Çalışanlar, hafta sonunu hastane açılışına katılmazsak başımıza bir şey gelir mi? endişesi ile geçirdi. İzmir ilimizde Bayraklı Şehir Hastanesinin açılışıyla birlikte Bozyaka, Tepecik ve Ege Doğumevi gibi hastanelerin durumu muğlaklaştı. Önümüzdeki aylarda yapılacak olan yerel seçimlerin bu hastanelerin akıbetini belirleyeceği düşünülüyor. 
Tüm Türkiye’de olduğu gibi, İzmir'in sağlık hizmetleri sunumu da, bu yeni modelin gölgesinde kayboluyor. Bu durum, modern sağlık sisteminin paradoksunu da ortaya koyuyor: Yeni ve gösterişli yapılar mı önemli, yoksa herkesin kolay erişebileceği, sürdürülebilir sağlık hizmetleri mi? Bu tartışılmalı.
İşte tam da burada, İzmir ve Türkiye genelindeki sağlık sisteminin içine düştüğü trajikomik durum da ortaya çıkıyor. Yeni, parlak, gösterişli şehir hastaneleri pırıl pırıl parlıyor; ama bir yandan da, sağlık hizmetlerinin temelini oluşturan, Cumhuriyetin ilk yıllarından bu yana hizmet veren diğer devlet hastanelerimizi gözden düşürüyor.
Bu, sadece bir yapısal dönüşüm değil, aynı zamanda bir sağlık hizmetleri erozyonudur. Şehir hastanelerine aktarılan kaynaklar ve ilgi, diğer hastaneleri adeta gölgede bırakıyor. İronik ama gerçek, bu yeni şehir hastaneleri, sağlık sistemimizin çeşitliliğini ve erişilebilirliğini de tehdit ediyor.

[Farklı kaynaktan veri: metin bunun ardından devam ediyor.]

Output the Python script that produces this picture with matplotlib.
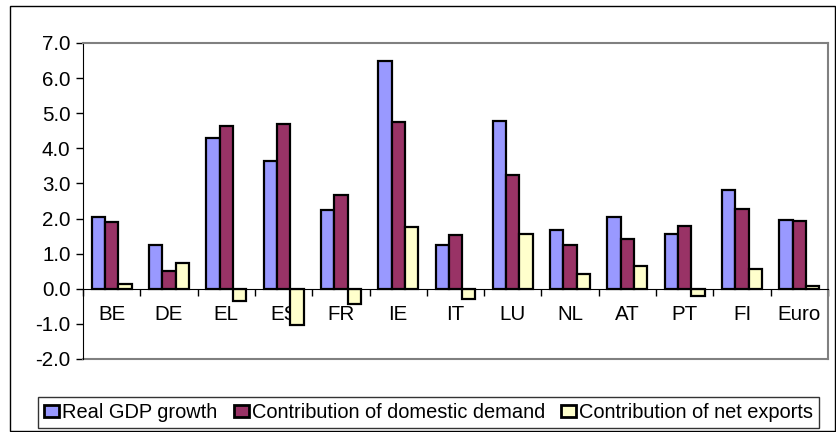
import numpy as np
import matplotlib
matplotlib.use("Agg")
import matplotlib.pyplot as plt
from matplotlib.patches import Rectangle

plt.rcParams['font.family'] = ['Liberation Sans', 'DejaVu Sans']

# data (% growth / contributions)
countries = ['BE', 'DE', 'EL', 'ES', 'FR', 'IE', 'IT', 'LU', 'NL', 'AT', 'PT', 'FI', 'Euro']
gdp_growth = [2.04, 1.24, 4.30, 3.65, 2.24, 6.50, 1.24, 4.79, 1.66, 2.05, 1.57, 2.82, 1.97]
domestic_demand = [1.91, 0.52, 4.64, 4.70, 2.66, 4.74, 1.53, 3.23, 1.24, 1.41, 1.79, 2.26, 1.92]
net_exports = [0.14, 0.73, -0.36, -1.04, -0.42, 1.76, -0.28, 1.57, 0.42, 0.66, -0.20, 0.57, 0.07]
series_names = ['Real GDP growth', 'Contribution of domestic demand', 'Contribution of net exports']
yticks = [-2.0, -1.0, 0.0, 1.0, 2.0, 3.0, 4.0, 5.0, 6.0, 7.0]

colors = ['#9999FF', '#993366', '#FFFFCC']
W, H = 836, 432
FS = 14.8

fig = plt.figure(figsize=(W / 100, H / 100), dpi=100)
# outer chart frame
fig.patches.append(Rectangle((10 / W, 1 / H), 825 / W, 425 / H, transform=fig.transFigure,
                             fill=False, edgecolor='black', linewidth=1.0))

ax = fig.add_axes([83 / W, 1 - 359 / H, (828 - 83) / W, (359 - 43) / H])

x = np.arange(len(countries))
bw = 0.232
for i, (vals, c, name) in enumerate(zip([gdp_growth, domestic_demand, net_exports], colors, series_names)):
    ax.bar(x + (i - 1) * bw, vals, width=bw, color=c, edgecolor='black', linewidth=1.6,
           label=name, zorder=3)

ax.set_xlim(-0.5, len(countries) - 0.5)
ax.set_ylim(-2, 7)
ax.set_yticks(yticks)
ax.set_yticklabels([f'{v:.1f}' for v in yticks], fontsize=FS)
ax.tick_params(axis='y', direction='out', length=5, width=1, pad=4)

# category axis sits on the zero line
ax.spines['bottom'].set_position(('data', 0))
ax.spines['bottom'].set_color('black')
ax.spines['bottom'].set_zorder(4)
ax.spines['left'].set_color('black')
for s in ['top', 'right']:
    ax.spines[s].set_color('#808080')
    ax.spines[s].set_linewidth(1.5)
ax.axhline(-2, color='#808080', linewidth=1.5, clip_on=False)

ax.set_xticks(x)
ax.set_xticklabels(countries, fontsize=FS)
ax.tick_params(axis='x', which='major', length=0, pad=12)
ax.set_xticks(np.arange(len(countries) + 1) - 0.5, minor=True)
ax.tick_params(axis='x', which='minor', direction='out', length=5, width=1)

leg = fig.legend(loc='center', bbox_to_anchor=(428.5 / W, 1 - 412.5 / H), ncol=3, fontsize=14.4,
                 frameon=True, fancybox=False, edgecolor='black', handlelength=0.75,
                 handleheight=0.6, handletextpad=0.15, columnspacing=0.8,
                 borderpad=0.3, borderaxespad=0)
leg.get_frame().set_linewidth(1.0)
for h in leg.legend_handles:
    h.set_linewidth(2.0)

fig.savefig('out.png', dpi=100)
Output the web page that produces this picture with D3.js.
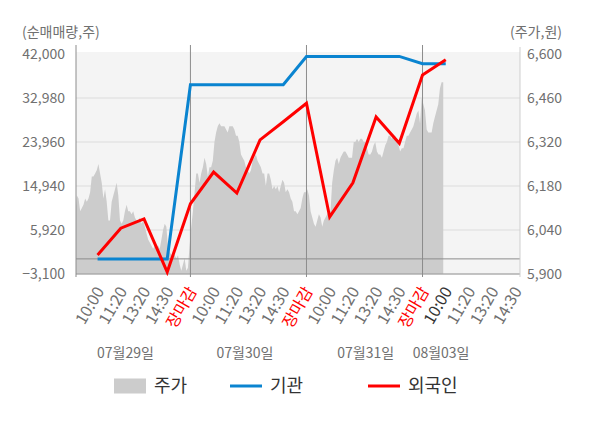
<!DOCTYPE html>
<html>
<head>
<meta charset="utf-8">
<script src="https://cdn.jsdelivr.net/npm/d3@7"></script>
<style>
    body { margin: 0; background: #fff; }
    svg { display: block; font-family: "Noto Sans CJK KR", "Noto Sans", sans-serif; }
</style>
</head>
<body>
<div id="chart"></div>
<script>
// 시간축 눈금 (하루 5칸, 마지막 날은 진행 중)
const tickLabels = ["10:00", "11:20", "13:20", "14:30", "장마감",
    "10:00", "11:20", "13:20", "14:30", "장마감",
    "10:00", "11:20", "13:20", "14:30", "장마감",
    "10:00", "11:20", "13:20", "14:30"];
const dayLabels = ["07월29일", "07월30일", "07월31일", "08월03일"];
const dayLabelSlots = [2.2, 7.35, 12.55, 15.8];

const leftTicks = [-3100, 5920, 14940, 23960, 32980, 42000];
const rightTicks = [5900, 6040, 6180, 6320, 6460, 6600];

// 순매매량 (눈금마다 한 점)
const institution = [0, 0, 0, 0, 35700, 35700, 35700, 35700, 35700, 41500,
    41500, 41500, 41500, 41500, 40000, 40000];
const foreigner = [800, 6300, 8200, -2700, 11300, 17800, 13500, 24400, 28100, 31900,
    8600, 15600, 29100, 23700, 37700, 40800];

// 주가 (분봉, 하루 70개 표본)
const samplesPerDay = 70;
const price0729 = [6080, 6150, 6140, 6100, 6110, 6120, 6140, 6130, 6140, 6160,
    6210, 6210, 6220, 6230, 6250, 6220, 6190, 6140, 6170, 6130,
    6070, 6070, 6130, 6150, 6170, 6190, 6150, 6070, 6060, 6070,
    6100, 6120, 6100, 6100, 6090, 6100, 6080, 6070, 6070, 6080,
    6060, 6070, 6050, 6030, 6010, 6000, 5990, 5980, 5990, 5990,
    5990, 5980, 6010, 6040, 6060, 6050, 5980, 5970, 5960, 5970,
    5960, 5950, 5960, 5930, 5910, 5930, 5950, 5910, 5920, 5990];
const price0730 = [6050, 6100, 6160, 6220, 6220, 6190, 6220, 6240, 6270, 6250,
    6210, 6240, 6240, 6260, 6320, 6350, 6370, 6380, 6370, 6370,
    6370, 6360, 6350, 6370, 6370, 6370, 6360, 6340, 6340, 6320,
    6280, 6270, 6260, 6240, 6230, 6220, 6230, 6260, 6270, 6280,
    6260, 6250, 6240, 6220, 6220, 6180, 6220, 6220, 6200, 6170,
    6180, 6170, 6180, 6160, 6180, 6200, 6190, 6160, 6170, 6160,
    6140, 6130, 6100, 6100, 6090, 6100, 6110, 6140, 6160, 6160];
const price0731 = [6170, 6150, 6100, 6080, 6060, 6050, 6070, 6090, 6080, 6050,
    6070, 6080, 6090, 6100, 6100, 6190, 6230, 6260, 6270, 6250,
    6270, 6280, 6290, 6290, 6280, 6270, 6270, 6270, 6320, 6320,
    6330, 6320, 6330, 6330, 6320, 6320, 6300, 6280, 6280, 6290,
    6310, 6320, 6290, 6280, 6280, 6270, 6290, 6310, 6320, 6340,
    6340, 6330, 6340, 6340, 6320, 6310, 6290, 6300, 6300, 6320,
    6340, 6340, 6350, 6360, 6370, 6390, 6410, 6420, 6380, 6460];
const price0803 = [6440, 6420, 6360, 6350, 6350, 6350, 6380, 6400, 6420, 6440,
    6490, 6510, 6510];

const margin = {top: 54, right: 80, bottom: 154, left: 76}
    , width = 600 - margin.left - margin.right
    , height = 428 - margin.top - margin.bottom;

const x = d3.scaleLinear().domain([0.07, 19.2]).range([0, width]);
const yL = d3.scaleLinear().domain([-3100, 42000]).range([height, 0]);
const yR = d3.scaleLinear().domain([5900, 6600]).range([height, 0]);

const priceSeries = [price0729, price0730, price0731, price0803]
    .flatMap((arr, d) => arr.map((v, i) => ({slot: d * 5 + (i + 0.5) * 5 / samplesPerDay, v: v})));
const flowSlot = i => i + 1;

const svg = d3.select("#chart").append("svg")
    .attr("width", 600)
    .attr("height", 428);

const g = svg.append("g")
    .attr("transform", `translate(${margin.left},${margin.top})`);

svg.append("defs").append("clipPath").attr("id", "plotClip")
    .append("rect").attr("width", width).attr("height", height + 1);

g.append("rect")
    .attr("y", -2)
    .attr("width", width)
    .attr("height", height + 2)
    .attr("fill", "#f4f4f4");

// 가로 격자
g.append("g").selectAll("line")
    .data(leftTicks.slice(0, -1))
    .enter().append("line")
    .attr("x1", 0).attr("x2", width)
    .attr("y1", d => yL(d)).attr("y2", d => yL(d))
    .attr("stroke", "#dcdcdc");

g.append("path")
    .datum(priceSeries)
    .attr("clip-path", "url(#plotClip)")
    .attr("fill", "#cccccc")
    .attr("d", d3.area()
        .x(d => x(d.slot))
        .y0(height)
        .y1(d => yR(d.v)));

g.append("line")
    .attr("x1", 0).attr("x2", width)
    .attr("y1", yL(0)).attr("y2", yL(0))
    .attr("stroke", "#8c8c8c");

g.append("line")
    .attr("x1", 0).attr("x2", width)
    .attr("y1", height).attr("y2", height)
    .attr("stroke", "#999");

// 날짜 구분선
const dividers = tickLabels.map((t, i) => ({t: t, slot: flowSlot(i)})).filter(d => d.t === "장마감");
g.append("g").selectAll("line")
    .data(dividers)
    .enter().append("line")
    .attr("x1", d => x(d.slot)).attr("x2", d => x(d.slot))
    .attr("y1", -9).attr("y2", height + 3)
    .attr("stroke", "#8c8c8c");

g.append("line")
    .attr("x1", 0).attr("x2", 0)
    .attr("y1", -9).attr("y2", height + 3)
    .attr("stroke", "#8c8c8c");

g.append("line")
    .attr("x1", width).attr("x2", width)
    .attr("y1", -7).attr("y2", height + 3)
    .attr("stroke", "#cfcfcf");

const line = d3.line()
    .x((d, i) => x(flowSlot(i)))
    .y(d => yL(d));

g.append("path")
    .datum(institution)
    .attr("fill", "none")
    .attr("stroke", "#0a84d0")
    .attr("stroke-width", 3)
    .attr("d", line);

g.append("path")
    .datum(foreigner)
    .attr("fill", "none")
    .attr("stroke", "#ff0000")
    .attr("stroke-width", 3)
    .attr("d", line);

// 축
const leftAxis = g.append("g")
    .call(d3.axisLeft(yL).tickValues(leftTicks).tickSize(0).tickPadding(11).tickFormat(d3.format(",")));
const rightAxis = g.append("g")
    .attr("transform", `translate(${width},0)`)
    .call(d3.axisRight(yR).tickValues(rightTicks).tickSize(0).tickPadding(7).tickFormat(d3.format(",")));
[leftAxis, rightAxis].forEach(a => {
    a.select(".domain").remove();
    a.selectAll("text")
        .attr("font-family", "Noto Sans CJK KR")
        .attr("font-size", 14)
        .attr("fill", "#707070");
});

g.append("text")
    .attr("x", -54).attr("y", -17)
    .attr("font-size", 14)
    .attr("fill", "#707070")
    .text("(순매매량,주)");

g.append("text")
    .attr("x", width + 42).attr("y", -17)
    .attr("text-anchor", "end")
    .attr("font-size", 14)
    .attr("fill", "#707070")
    .text("(주가,원)");

g.append("g").selectAll("text")
    .data(tickLabels)
    .enter().append("text")
    .attr("transform", (d, i) => `translate(${x(flowSlot(i)) + 7},${height + 17}) rotate(-60)`)
    .attr("text-anchor", "end")
    .attr("font-size", 16)
    .attr("fill", (d, i) => d === "장마감" ? "#ff0000" : (i === 15 ? "#333" : "#707070"))
    .text(d => d);

g.append("g").selectAll("text")
    .data(dayLabels)
    .enter().append("text")
    .attr("x", (d, i) => x(dayLabelSlots[i]))
    .attr("y", height + 84)
    .attr("text-anchor", "middle")
    .attr("font-size", 14)
    .attr("fill", "#707070")
    .text(d => d);

// 범례
const legendItems = [
    {name: "주가", color: "#cccccc", kind: "rect", x: 38},
    {name: "기관", color: "#0a84d0", kind: "line", x: 154},
    {name: "외국인", color: "#ff0000", kind: "line", x: 292}
];
const legend = g.append("g")
    .attr("transform", `translate(0,${height + 112})`)
    .selectAll("g")
    .data(legendItems)
    .enter().append("g")
    .attr("transform", d => `translate(${d.x},0)`);

legend.filter(d => d.kind === "rect").append("rect")
    .attr("y", -7.5)
    .attr("width", 32)
    .attr("height", 15)
    .attr("fill", d => d.color);

legend.filter(d => d.kind === "line").append("line")
    .attr("x1", 0).attr("x2", 32)
    .attr("stroke", d => d.color)
    .attr("stroke-width", 3);

legend.append("text")
    .attr("x", 40)
    .attr("dy", "0.36em")
    .attr("font-size", 18)
    .attr("fill", "#333")
    .text(d => d.name);
</script>
</body>
</html>
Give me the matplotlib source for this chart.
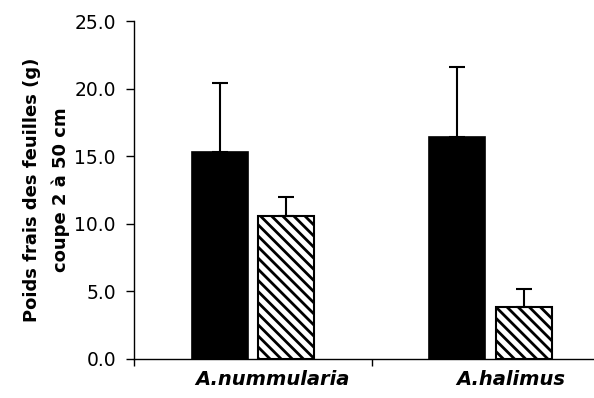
import numpy as np
import matplotlib
matplotlib.use('Agg')
import matplotlib.pyplot as plt
from matplotlib.ticker import FormatStrFormatter

species=['A.nummularia','A.halimus']
black_vals=[15.3,16.4]
black_err=[5.1,5.2]
hatch_vals=[10.6,3.85]
hatch_err=[1.4,1.3]

plt.rcParams['font.family']=['DejaVu Sans']
plt.rcParams['hatch.linewidth']=2.0

fig=plt.figure(figsize=(5.94,3.98),dpi=100)
ax=fig.add_axes([0.2256,0.098,1.026-0.2256,0.947-0.098])

x=np.arange(len(species))
w=0.235
ax.bar(x+0.36,black_vals,w,color='black',edgecolor='black',linewidth=1.2,
       yerr=[np.zeros(2),black_err],error_kw=dict(ecolor='black',elinewidth=1.5,capsize=5.5,capthick=1.5))
ax.bar(x+0.64,hatch_vals,w,color='white',edgecolor='black',linewidth=1.5,hatch='\\\\\\',
       yerr=[np.zeros(2),hatch_err],error_kw=dict(ecolor='black',elinewidth=1.5,capsize=5.5,capthick=1.5))

ax.set_xlim(0,2)
ax.set_ylim(0,25)
ax.set_yticks(np.arange(0,25.1,5))
ax.yaxis.set_major_formatter(FormatStrFormatter('%.1f'))
ax.tick_params(axis='y',direction='out',length=6,width=1,pad=7,labelsize=13.5)

ax.set_xticks([0,1,2])
ax.set_xticklabels([])
ax.tick_params(axis='x',which='major',direction='out',length=5,width=1)
ax.set_xticks(x+0.583,minor=True)
ax.set_xticklabels(species,minor=True,fontsize=14,fontweight='bold',fontstyle='italic')
ax.tick_params(axis='x',which='minor',length=0,pad=8)

for s in ['top','right']:
    ax.spines[s].set_visible(False)
ax.spines['left'].set_linewidth(1)
ax.spines['bottom'].set_linewidth(1)

ax.set_ylabel('Poids frais des feuilles (g)\ncoupe 2 à 50 cm',fontsize=13,fontweight='bold',linespacing=1.75,labelpad=3)

fig.savefig('out.png',dpi=100)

Şehir hastanelerine yapılan bu yönlendirmeler, bu hastanelerinin iş yükünü artırırken sağlık çalışanlarının motivasyonunu da düşürüyor, hastaların kafasını karıştırıyor ve sağlık hizmetlerinin kalitesinin sorgulanmasına sebep oluyor.
Bir yandan devasa hastaneler açılırken, diğer yandan doktorlar ve sağlık çalışanları yıpranıyor, hizmet kalitesi düşüyor. İzmir'in ve Türkiye'nin sağlık hizmetlerinin geleceği, bu yeni dönemde ciddi bir sınavdan geçiyor. Şimdi sorulması gereken soru şu: Bu parlak yeni hastaneler, sağlık sistemimizin gerçek ihtiyaçlarına ve vatandaşların beklentilerine gerçekten cevap veriyor mu, yoksa sadece birer gösteriş objesi mi? Bu sistem, sağlık hizmetlerinin kalitesini artırmak yerine, mevcut sorunları daha da derinleştiriyor olabilir mi?
Sağlık çalışanlarımızın iş yükü, sağlık çalışanlarımızın meslekten uzaklaşmasına sebep oluyor. Pek çok devlet hastanesindeki personel eksikliğinin yanında, Dokuz Eylül Üniversitesi Tıp Fakültesi Acil Tıp Anabilim Dalı'nda yaşanan personel eksiliği buna bir örnek. 
Bir yıl içinde 2 öğretim üyesi ve 17 asistan hekimin istifası, acil servislerin ne denli zor durumda olduğunun göstergesi.